What’s your earliest musical memory?

Do you remember the first time you heard or were conscious of otherwise experiencing music? I don’t know if what follows is indeed my first musical memory, but it surely ranks near the very earliest. My first church memories, after graduating from the elderly Miss Hattie in the kindergarten room and moving into the sanctuary during worship, were about the sound of worship; particularly, the songs.

It was a small church, very old, with very high ceilings and hardwood everything. The sound in the place made everything more crisp and defined and reverberant. When we would sing “Holy, Holy, Holy” and get to the part about being “around the glassy sea” I always listened with extra attentiveness. All those “s” sounds positively sizzled! I’ve been disappointed for all the years that followed that in no other building has that old standard of the hymnal sounded as good. And then there was the mysterious…the unknown word.

“shal′ping”

What is “shalping”? In the “Gloria Patri” where we sung…
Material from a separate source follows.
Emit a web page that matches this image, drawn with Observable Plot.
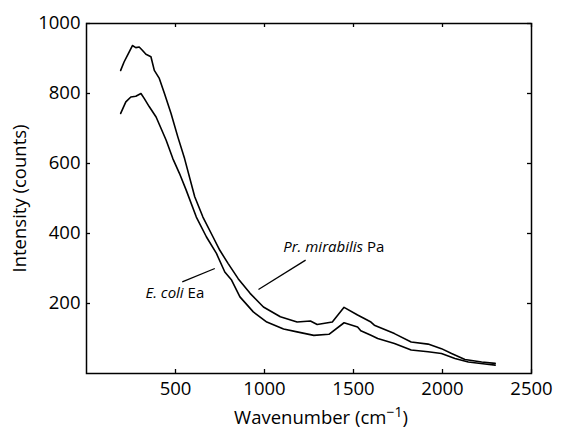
<!DOCTYPE html>
<html>
<head>
<meta charset="utf-8">
<script src="https://cdn.jsdelivr.net/npm/d3@7"></script>
<script src="https://cdn.jsdelivr.net/npm/@observablehq/plot@0.6"></script>
<style>
  html, body { margin: 0; padding: 0; background: #fff; }
  svg { font-family: "Open Sans", "DejaVu Sans", sans-serif; }
</style>
</head>
<body>
<div id="chart"></div>
<script>
// Pr. mirabilis Pa (upper curve)
const wnPa = [192, 211, 230, 258, 277, 296, 315, 334, 362, 381, 409, 438, 475, 513, 551, 608, 654, 711, 749, 796, 852, 919, 994, 1089, 1183, 1258, 1296, 1381, 1447, 1523, 1598, 1617, 1730, 1824, 1919, 1994, 2051, 2126, 2220, 2296];
const intPa = [866, 890, 909, 937, 931, 933, 923, 912, 905, 866, 843, 800, 743, 676, 614, 505, 447, 390, 352, 314, 271, 229, 190, 162, 147, 150, 140, 147, 189, 167, 147, 138, 114, 90, 84, 71, 57, 40, 33, 29];

// E. coli Ea (lower curve)
const wnEa = [192, 221, 249, 277, 306, 324, 353, 391, 419, 447, 485, 522, 560, 617, 674, 730, 777, 815, 862, 937, 1013, 1107, 1183, 1277, 1362, 1447, 1523, 1541, 1598, 1636, 1730, 1824, 1919, 1994, 2070, 2145, 2239, 2296];
const intEa = [743, 776, 790, 792, 800, 786, 762, 733, 700, 667, 614, 572, 524, 447, 390, 343, 290, 267, 219, 176, 147, 127, 119, 109, 112, 145, 133, 122, 109, 100, 86, 67, 62, 57, 43, 33, 27, 24];

const xTicks = [500, 1000, 1500, 2000, 2500];
const yTicks = [200, 400, 600, 800, 1000];

// annotations
const annoText = ["Pr. mirabilis Pa", "E. coli Ea"];
const annoWn = [1105, 331];
const annoInt = [362, 229];
const leadWn1 = [1231, 721];
const leadInt1 = [324, 300];
const leadWn2 = [966, 538];
const leadInt2 = [240, 262];

const pa = wnPa.map((w, i) => ({w, v: intPa[i]}));
const ea = wnEa.map((w, i) => ({w, v: intEa[i]}));
const annos = annoText.map((t, i) => ({t, w: annoWn[i], v: annoInt[i]}));
const leads = leadWn1.map((w, i) => ({x1: w, y1: leadInt1[i], x2: leadWn2[i], y2: leadInt2[i]}));

const W = 561, H = 431, mL = 86, mR = 30, mT = 23, mB = 58;
const fw = W - mL - mR, fh = H - mT - mB, tk = 4;
const fs = 18.5;
const fmt = d3.format("d");
const chart = Plot.plot({
  width: W,
  height: H,
  marginLeft: mL,
  marginRight: mR,
  marginTop: mT,
  marginBottom: mB,
  style: {fontFamily: '"Open Sans", "DejaVu Sans", sans-serif', fontSize: fs + "px", color: "black", background: "white"},
  x: {domain: [0, 2500]},
  y: {domain: [0, 1000]},
  marks: [
    Plot.axisX({anchor: "bottom", ticks: xTicks, tickFormat: fmt, tickSize: 0, tickPadding: 8, label: null, fontSize: fs}),
    Plot.axisY({anchor: "left", ticks: yTicks, tickFormat: fmt, tickSize: 0, tickPadding: 6, label: null, fontSize: fs}),
    Plot.ruleX(xTicks, {x: d => d, insetTop: fh - tk, stroke: "black", strokeWidth: 1.3}),
    Plot.ruleX(xTicks, {x: d => d, insetBottom: fh - tk, stroke: "black", strokeWidth: 1.3}),
    Plot.ruleY(yTicks, {y: d => d, insetRight: fw - tk, stroke: "black", strokeWidth: 1.3}),
    Plot.ruleY(yTicks, {y: d => d, insetLeft: fw - tk, stroke: "black", strokeWidth: 1.3}),
    Plot.frame({stroke: "black", strokeWidth: 1.5}),
    Plot.line(pa, {x: "w", y: "v", stroke: "black", strokeWidth: 1.6}),
    Plot.line(ea, {x: "w", y: "v", stroke: "black", strokeWidth: 1.6}),
    Plot.link(leads, {x1: "x1", y1: "y1", x2: "x2", y2: "y2", stroke: "black", strokeWidth: 1.3}),
    Plot.text(annos, {x: "w", y: "v", text: "t", textAnchor: "start", fontSize: 15, fill: "black", className: "anno"}),
    Plot.text(["Wavenumber (cm−1)"], {frameAnchor: "bottom", textAnchor: "middle", lineAnchor: "middle", dy: 45, dx: 12, fontSize: fs, fill: "black", className: "xlab"}),
    Plot.text(["Intensity (counts)"], {frameAnchor: "left", textAnchor: "middle", lineAnchor: "middle", dx: -66, rotate: -90, fontSize: fs, fill: "black"})
  ]
});

d3.select(chart).selectAll("g.anno text").each(function() {
  const s = this.textContent;
  const idx = s.lastIndexOf(" ");
  const it = s.slice(0, idx), rest = s.slice(idx + 1);
  this.textContent = "";
  d3.select(this).append("tspan").attr("font-style", "italic").text(it);
  d3.select(this).append("tspan").text("\u00A0" + rest);
});

d3.select(chart).selectAll("g.xlab text").each(function() {
  const s = this.textContent;
  const m = s.match(/^(.*cm)(−1)(\))$/);
  if (!m) return;
  this.textContent = "";
  const t = d3.select(this);
  t.append("tspan").text(m[1]);
  t.append("tspan").attr("font-size", "14px").attr("dy", "-7").text(m[2]);
  t.append("tspan").attr("dy", "7").text(m[3]);
});

document.getElementById("chart").appendChild(chart);
</script>
</body>
</html>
“As it Was in the Beginning,
Is Now and Ever Shalping;
World without end, Amen, Amen.”

(NOTE: For those of you unfamiliar with this song, what was really being sung was “Shall Be”.) Anyway, I was positively baffled about this “shalping” until probably the middle of my adolescence. What, after all, was shalping. Were we supposed to be doing it? Was there anything wrong if we were doing it (probably not since we were singing about it in church). So just as many another kid, and let’s face it, adult, thinks they’re hearing one thing when quite another is being sung, I will never forget as long as I live that one of my earliest lyrical memories was that I happily sang a puzzle. And by the way, my grown children still look at me and grin as we sing it.

And yes, they sing “shalping”.

4 thoughts on “What’s your earliest musical memory?

  1. Well brother, you really got me to thinking and brought back a flood of memories of the role that music has played in my life beginning at a very young age and carrying me all the way to the present day. I can also remember singing in the old church in Washington . . . listening to the little choir where Mama sang as an alto . . . listening to Miss Hattie singing the hymns at the top of her lungs, and not a note on key anywhere that I could tell, but even then I knew that she was making a joyful noise to the Lord. I remember earning a solo in the 5th grade Christmas program at school (Away in a Manger) after never having sung in public that I can remember and Mama saying “I had no idea you could sing like that.” I also have such wonderful memories of the jam sessions that were held in our living room with Mama playing the piano, Daddy on his guitar, Mr. Shorty and his older son, Ivy Bennett, and the lady who sang along. I don’t remember if I was doing any singing along with her at that time, but I do know that I can sing along with every Patsy Cline song I hear even now because of those wonderful times. Thank you brother for the question that brought back all these wonderful memories. 🙂

    • Wow! I had forgotten about Ivy Bennett and the lady who sang along, and about Shorty’s son. Thanks for bringing them back to mind. We do indeed have a very rich musical heritage and I’m glad that this little exercise has brought it all back afresh.

  2. And you can write well, too. Why am I not surprised? Nice blog beginnings. “City of Gold, ” Sarah Emily. We all loved it.

  3. Do you remember when we would listen to that wonderful CD, Golden City, full of poems, John Bunyan quotes, and jazz? All the songs were about heaven, and Isaac, who wasn’t even two, would sing, “Take me down to the river of life where I will ‘nurse’ no more.”?